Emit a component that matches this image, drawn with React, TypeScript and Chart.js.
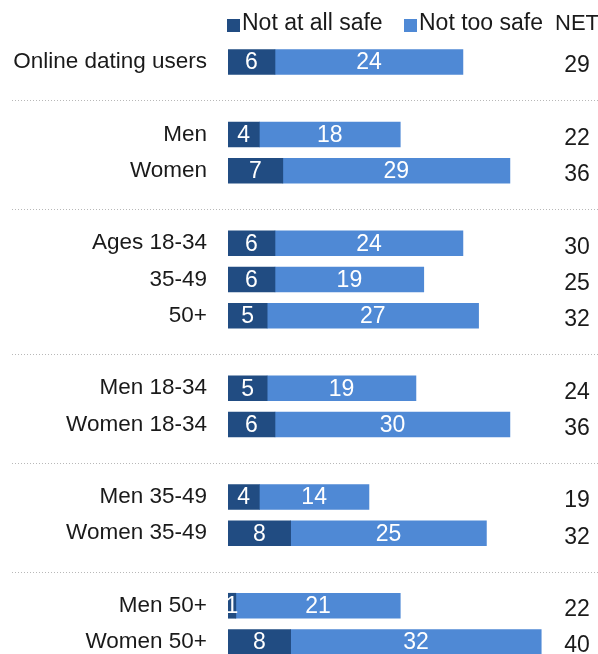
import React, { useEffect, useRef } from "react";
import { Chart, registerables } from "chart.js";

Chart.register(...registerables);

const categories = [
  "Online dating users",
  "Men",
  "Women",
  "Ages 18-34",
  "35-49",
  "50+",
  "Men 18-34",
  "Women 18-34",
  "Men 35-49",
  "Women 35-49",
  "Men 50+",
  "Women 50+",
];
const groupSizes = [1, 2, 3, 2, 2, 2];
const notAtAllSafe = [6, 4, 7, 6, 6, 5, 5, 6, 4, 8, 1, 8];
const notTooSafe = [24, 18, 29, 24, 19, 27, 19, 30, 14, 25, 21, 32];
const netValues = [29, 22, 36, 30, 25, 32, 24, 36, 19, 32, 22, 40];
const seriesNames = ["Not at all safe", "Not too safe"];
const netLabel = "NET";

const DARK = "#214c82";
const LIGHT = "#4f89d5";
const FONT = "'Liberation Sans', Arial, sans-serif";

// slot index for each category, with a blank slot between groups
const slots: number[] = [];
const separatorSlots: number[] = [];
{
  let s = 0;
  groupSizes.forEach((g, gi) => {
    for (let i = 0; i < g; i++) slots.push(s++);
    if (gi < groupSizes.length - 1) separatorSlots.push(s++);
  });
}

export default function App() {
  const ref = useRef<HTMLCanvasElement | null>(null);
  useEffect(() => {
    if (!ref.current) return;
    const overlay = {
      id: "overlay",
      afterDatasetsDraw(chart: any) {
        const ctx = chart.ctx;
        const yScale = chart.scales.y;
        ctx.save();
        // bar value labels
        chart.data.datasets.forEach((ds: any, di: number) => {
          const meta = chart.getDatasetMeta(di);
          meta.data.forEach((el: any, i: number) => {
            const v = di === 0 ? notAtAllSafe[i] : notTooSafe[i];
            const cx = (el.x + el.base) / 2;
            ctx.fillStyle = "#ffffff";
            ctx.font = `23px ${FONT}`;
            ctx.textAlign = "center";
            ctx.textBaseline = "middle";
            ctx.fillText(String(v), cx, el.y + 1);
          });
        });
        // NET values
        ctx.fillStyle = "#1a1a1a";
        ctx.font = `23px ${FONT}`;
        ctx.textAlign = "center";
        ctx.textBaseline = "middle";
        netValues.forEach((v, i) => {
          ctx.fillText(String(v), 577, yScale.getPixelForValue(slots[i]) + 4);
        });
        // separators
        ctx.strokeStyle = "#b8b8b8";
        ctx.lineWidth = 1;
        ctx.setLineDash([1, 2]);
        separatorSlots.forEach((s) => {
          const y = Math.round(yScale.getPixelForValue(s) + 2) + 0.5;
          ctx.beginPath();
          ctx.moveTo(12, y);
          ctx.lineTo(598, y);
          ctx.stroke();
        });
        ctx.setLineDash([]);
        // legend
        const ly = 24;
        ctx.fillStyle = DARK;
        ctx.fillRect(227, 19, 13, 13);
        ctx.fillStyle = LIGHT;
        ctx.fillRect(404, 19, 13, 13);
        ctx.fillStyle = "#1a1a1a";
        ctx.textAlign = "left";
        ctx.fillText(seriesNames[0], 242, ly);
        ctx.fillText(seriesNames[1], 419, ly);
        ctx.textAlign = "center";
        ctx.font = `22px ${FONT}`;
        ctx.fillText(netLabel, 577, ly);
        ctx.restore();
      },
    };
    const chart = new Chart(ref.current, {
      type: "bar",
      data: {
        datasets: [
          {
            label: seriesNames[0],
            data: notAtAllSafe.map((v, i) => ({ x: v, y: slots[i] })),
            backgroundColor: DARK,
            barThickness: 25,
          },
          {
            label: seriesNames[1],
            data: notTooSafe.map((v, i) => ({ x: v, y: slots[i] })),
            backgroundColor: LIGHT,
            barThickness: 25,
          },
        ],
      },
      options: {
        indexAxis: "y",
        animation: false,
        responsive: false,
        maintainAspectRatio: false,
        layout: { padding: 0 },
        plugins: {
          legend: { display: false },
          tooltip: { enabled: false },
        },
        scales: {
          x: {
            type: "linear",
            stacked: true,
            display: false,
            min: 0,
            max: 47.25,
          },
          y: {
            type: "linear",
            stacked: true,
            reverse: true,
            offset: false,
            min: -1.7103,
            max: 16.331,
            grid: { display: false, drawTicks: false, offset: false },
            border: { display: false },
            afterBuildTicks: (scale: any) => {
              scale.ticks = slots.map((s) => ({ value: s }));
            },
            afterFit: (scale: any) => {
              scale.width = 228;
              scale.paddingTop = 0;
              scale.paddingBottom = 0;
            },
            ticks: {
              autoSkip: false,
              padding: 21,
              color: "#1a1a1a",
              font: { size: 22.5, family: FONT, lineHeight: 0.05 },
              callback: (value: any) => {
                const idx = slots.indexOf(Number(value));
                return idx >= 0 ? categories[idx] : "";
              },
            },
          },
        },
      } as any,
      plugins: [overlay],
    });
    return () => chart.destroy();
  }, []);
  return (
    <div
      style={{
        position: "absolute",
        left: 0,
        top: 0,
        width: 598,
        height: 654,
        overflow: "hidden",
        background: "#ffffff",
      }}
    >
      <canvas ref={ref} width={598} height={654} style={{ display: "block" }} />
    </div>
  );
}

Problem description: Go through the data above and transcribe it in full, omitting any image.

Final answer:
Emit a component that matches this image, drawn with React, TypeScript and Chart.js.
import React, { useEffect, useRef } from "react";
import { Chart, registerables } from "chart.js";

Chart.register(...registerables);

const categories = [
  "Online dating users",
  "Men",
  "Women",
  "Ages 18-34",
  "35-49",
  "50+",
  "Men 18-34",
  "Women 18-34",
  "Men 35-49",
  "Women 35-49",
  "Men 50+",
  "Women 50+",
];
const groupSizes = [1, 2, 3, 2, 2, 2];
const notAtAllSafe = [6, 4, 7, 6, 6, 5, 5, 6, 4, 8, 1, 8];
const notTooSafe = [24, 18, 29, 24, 19, 27, 19, 30, 14, 25, 21, 32];
const netValues = [29, 22, 36, 30, 25, 32, 24, 36, 19, 32, 22, 40];
const seriesNames = ["Not at all safe", "Not too safe"];
const netLabel = "NET";

const DARK = "#214c82";
const LIGHT = "#4f89d5";
const FONT = "'Liberation Sans', Arial, sans-serif";

// slot index for each category, with a blank slot between groups
const slots: number[] = [];
const separatorSlots: number[] = [];
{
  let s = 0;
  groupSizes.forEach((g, gi) => {
    for (let i = 0; i < g; i++) slots.push(s++);
    if (gi < groupSizes.length - 1) separatorSlots.push(s++);
  });
}

export default function App() {
  const ref = useRef<HTMLCanvasElement | null>(null);
  useEffect(() => {
    if (!ref.current) return;
    const overlay = {
      id: "overlay",
      afterDatasetsDraw(chart: any) {
        const ctx = chart.ctx;
        const yScale = chart.scales.y;
        ctx.save();
        // bar value labels
        chart.data.datasets.forEach((ds: any, di: number) => {
          const meta = chart.getDatasetMeta(di);
          meta.data.forEach((el: any, i: number) => {
            const v = di === 0 ? notAtAllSafe[i] : notTooSafe[i];
            const cx = (el.x + el.base) / 2;
            ctx.fillStyle = "#ffffff";
            ctx.font = `23px ${FONT}`;
            ctx.textAlign = "center";
            ctx.textBaseline = "middle";
            ctx.fillText(String(v), cx, el.y + 1);
          });
        });
        // NET values
        ctx.fillStyle = "#1a1a1a";
        ctx.font = `23px ${FONT}`;
        ctx.textAlign = "center";
        ctx.textBaseline = "middle";
        netValues.forEach((v, i) => {
          ctx.fillText(String(v), 577, yScale.getPixelForValue(slots[i]) + 4);
        });
        // separators
        ctx.strokeStyle = "#b8b8b8";
        ctx.lineWidth = 1;
        ctx.setLineDash([1, 2]);
        separatorSlots.forEach((s) => {
          const y = Math.round(yScale.getPixelForValue(s) + 2) + 0.5;
          ctx.beginPath();
          ctx.moveTo(12, y);
          ctx.lineTo(598, y);
          ctx.stroke();
        });
        ctx.setLineDash([]);
        // legend
        const ly = 24;
        ctx.fillStyle = DARK;
        ctx.fillRect(227, 19, 13, 13);
        ctx.fillStyle = LIGHT;
        ctx.fillRect(404, 19, 13, 13);
        ctx.fillStyle = "#1a1a1a";
        ctx.textAlign = "left";
        ctx.fillText(seriesNames[0], 242, ly);
        ctx.fillText(seriesNames[1], 419, ly);
        ctx.textAlign = "center";
        ctx.font = `22px ${FONT}`;
        ctx.fillText(netLabel, 577, ly);
        ctx.restore();
      },
    };
    const chart = new Chart(ref.current, {
      type: "bar",
      data: {
        datasets: [
          {
            label: seriesNames[0],
            data: notAtAllSafe.map((v, i) => ({ x: v, y: slots[i] })),
            backgroundColor: DARK,
            barThickness: 25,
          },
          {
            label: seriesNames[1],
            data: notTooSafe.map((v, i) => ({ x: v, y: slots[i] })),
            backgroundColor: LIGHT,
            barThickness: 25,
          },
        ],
      },
      options: {
        indexAxis: "y",
        animation: false,
        responsive: false,
        maintainAspectRatio: false,
        layout: { padding: 0 },
        plugins: {
          legend: { display: false },
          tooltip: { enabled: false },
        },
        scales: {
          x: {
            type: "linear",
            stacked: true,
            display: false,
            min: 0,
            max: 47.25,
          },
          y: {
            type: "linear",
            stacked: true,
            reverse: true,
            offset: false,
            min: -1.7103,
            max: 16.331,
            grid: { display: false, drawTicks: false, offset: false },
            border: { display: false },
            afterBuildTicks: (scale: any) => {
              scale.ticks = slots.map((s) => ({ value: s }));
            },
            afterFit: (scale: any) => {
              scale.width = 228;
              scale.paddingTop = 0;
              scale.paddingBottom = 0;
            },
            ticks: {
              autoSkip: false,
              padding: 21,
              color: "#1a1a1a",
              font: { size: 22.5, family: FONT, lineHeight: 0.05 },
              callback: (value: any) => {
                const idx = slots.indexOf(Number(value));
                return idx >= 0 ? categories[idx] : "";
              },
            },
          },
        },
      } as any,
      plugins: [overlay],
    });
    return () => chart.destroy();
  }, []);
  return (
    <div
      style={{
        position: "absolute",
        left: 0,
        top: 0,
        width: 598,
        height: 654,
        overflow: "hidden",
        background: "#ffffff",
      }}
    >
      <canvas ref={ref} width={598} height={654} style={{ display: "block" }} />
    </div>
  );
}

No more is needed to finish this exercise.